== Source excerpt ==
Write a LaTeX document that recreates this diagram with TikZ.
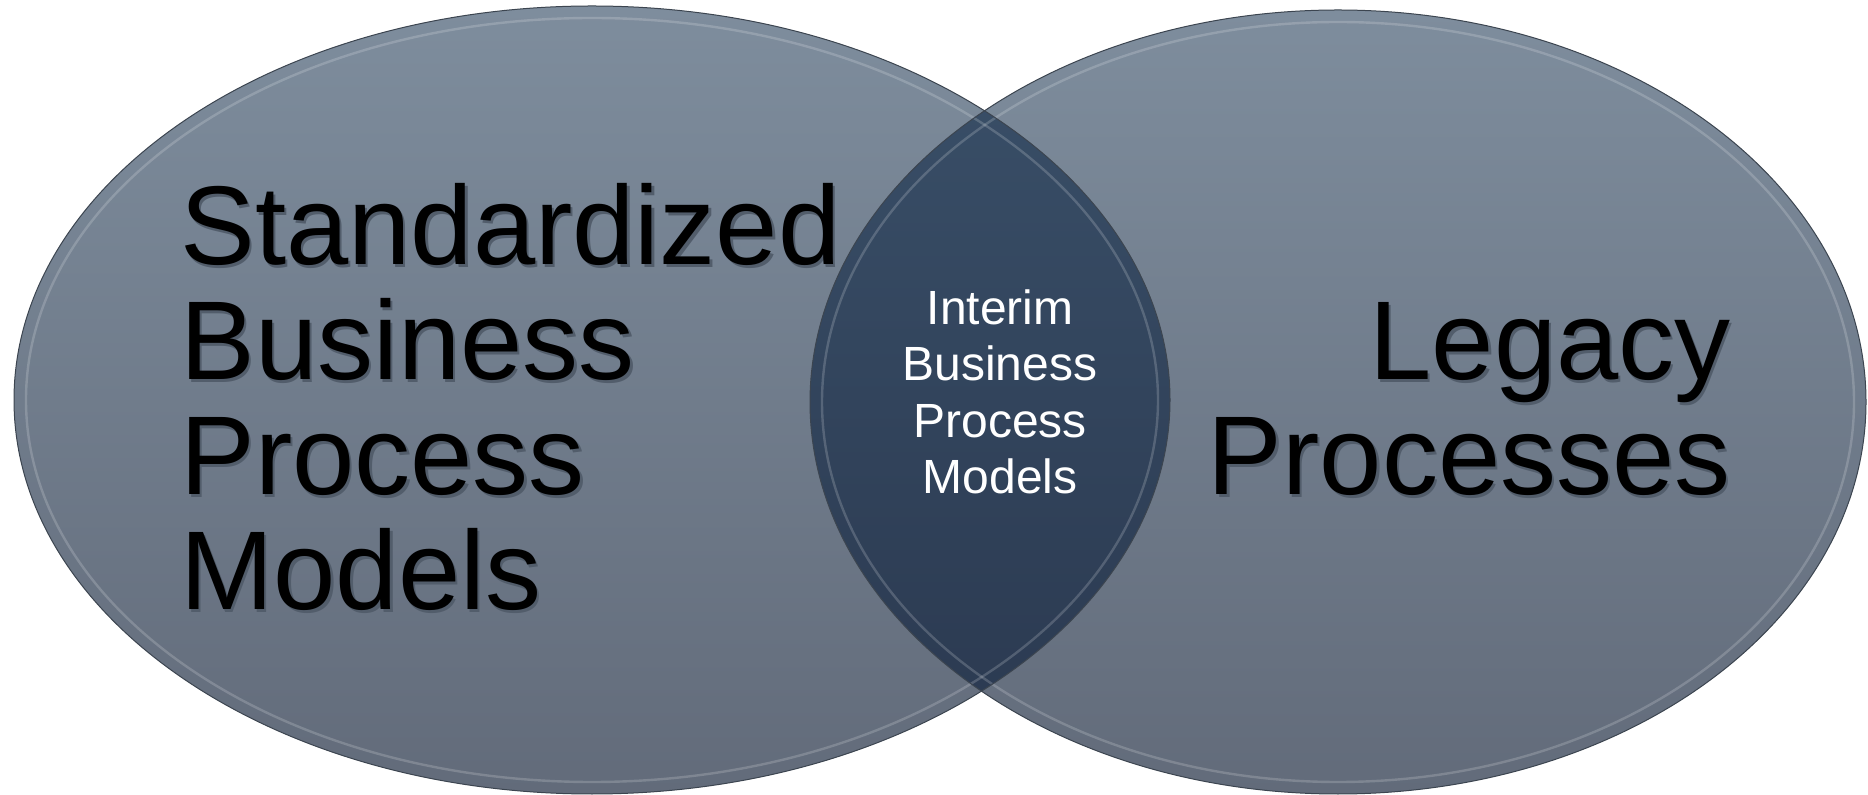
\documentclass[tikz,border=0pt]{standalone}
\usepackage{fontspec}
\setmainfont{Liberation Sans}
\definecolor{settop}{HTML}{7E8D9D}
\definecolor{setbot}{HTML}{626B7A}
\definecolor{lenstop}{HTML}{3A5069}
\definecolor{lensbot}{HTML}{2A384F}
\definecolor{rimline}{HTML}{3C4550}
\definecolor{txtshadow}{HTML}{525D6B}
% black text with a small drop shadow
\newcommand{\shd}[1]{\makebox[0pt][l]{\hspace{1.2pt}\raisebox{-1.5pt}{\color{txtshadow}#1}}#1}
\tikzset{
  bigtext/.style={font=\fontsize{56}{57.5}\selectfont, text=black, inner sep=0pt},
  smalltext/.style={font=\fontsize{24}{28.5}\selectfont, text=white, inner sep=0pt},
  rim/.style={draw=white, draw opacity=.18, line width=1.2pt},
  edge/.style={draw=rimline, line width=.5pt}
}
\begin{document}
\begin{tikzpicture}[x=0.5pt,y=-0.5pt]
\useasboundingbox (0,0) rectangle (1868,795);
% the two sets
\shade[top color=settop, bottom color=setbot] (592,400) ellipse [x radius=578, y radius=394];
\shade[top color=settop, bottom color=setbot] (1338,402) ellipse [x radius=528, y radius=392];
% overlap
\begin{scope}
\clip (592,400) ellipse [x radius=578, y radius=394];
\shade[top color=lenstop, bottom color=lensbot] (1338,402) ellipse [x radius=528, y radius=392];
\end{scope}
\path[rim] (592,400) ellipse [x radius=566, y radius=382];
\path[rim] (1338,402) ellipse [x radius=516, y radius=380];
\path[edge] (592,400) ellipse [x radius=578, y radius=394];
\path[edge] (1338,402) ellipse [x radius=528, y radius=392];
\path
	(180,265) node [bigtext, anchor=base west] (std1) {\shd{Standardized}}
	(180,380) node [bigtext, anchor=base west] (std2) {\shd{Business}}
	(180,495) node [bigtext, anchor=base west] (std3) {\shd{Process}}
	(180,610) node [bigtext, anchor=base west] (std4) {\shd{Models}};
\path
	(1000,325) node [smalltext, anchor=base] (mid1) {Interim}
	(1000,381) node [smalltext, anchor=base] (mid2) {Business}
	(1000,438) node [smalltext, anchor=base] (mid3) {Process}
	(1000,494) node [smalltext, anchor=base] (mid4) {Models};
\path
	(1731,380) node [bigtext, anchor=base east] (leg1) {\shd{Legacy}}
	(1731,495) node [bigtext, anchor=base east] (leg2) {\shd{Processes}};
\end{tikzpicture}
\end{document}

== Problem description ==
Copy the data word for word. Pictures do not go in the copy.

== Full response ==
Write a LaTeX document that recreates this diagram with TikZ.
\documentclass[tikz,border=0pt]{standalone}
\usepackage{fontspec}
\setmainfont{Liberation Sans}
\definecolor{settop}{HTML}{7E8D9D}
\definecolor{setbot}{HTML}{626B7A}
\definecolor{lenstop}{HTML}{3A5069}
\definecolor{lensbot}{HTML}{2A384F}
\definecolor{rimline}{HTML}{3C4550}
\definecolor{txtshadow}{HTML}{525D6B}
% black text with a small drop shadow
\newcommand{\shd}[1]{\makebox[0pt][l]{\hspace{1.2pt}\raisebox{-1.5pt}{\color{txtshadow}#1}}#1}
\tikzset{
  bigtext/.style={font=\fontsize{56}{57.5}\selectfont, text=black, inner sep=0pt},
  smalltext/.style={font=\fontsize{24}{28.5}\selectfont, text=white, inner sep=0pt},
  rim/.style={draw=white, draw opacity=.18, line width=1.2pt},
  edge/.style={draw=rimline, line width=.5pt}
}
\begin{document}
\begin{tikzpicture}[x=0.5pt,y=-0.5pt]
\useasboundingbox (0,0) rectangle (1868,795);
% the two sets
\shade[top color=settop, bottom color=setbot] (592,400) ellipse [x radius=578, y radius=394];
\shade[top color=settop, bottom color=setbot] (1338,402) ellipse [x radius=528, y radius=392];
% overlap
\begin{scope}
\clip (592,400) ellipse [x radius=578, y radius=394];
\shade[top color=lenstop, bottom color=lensbot] (1338,402) ellipse [x radius=528, y radius=392];
\end{scope}
\path[rim] (592,400) ellipse [x radius=566, y radius=382];
\path[rim] (1338,402) ellipse [x radius=516, y radius=380];
\path[edge] (592,400) ellipse [x radius=578, y radius=394];
\path[edge] (1338,402) ellipse [x radius=528, y radius=392];
\path
	(180,265) node [bigtext, anchor=base west] (std1) {\shd{Standardized}}
	(180,380) node [bigtext, anchor=base west] (std2) {\shd{Business}}
	(180,495) node [bigtext, anchor=base west] (std3) {\shd{Process}}
	(180,610) node [bigtext, anchor=base west] (std4) {\shd{Models}};
\path
	(1000,325) node [smalltext, anchor=base] (mid1) {Interim}
	(1000,381) node [smalltext, anchor=base] (mid2) {Business}
	(1000,438) node [smalltext, anchor=base] (mid3) {Process}
	(1000,494) node [smalltext, anchor=base] (mid4) {Models};
\path
	(1731,380) node [bigtext, anchor=base east] (leg1) {\shd{Legacy}}
	(1731,495) node [bigtext, anchor=base east] (leg2) {\shd{Processes}};
\end{tikzpicture}
\end{document}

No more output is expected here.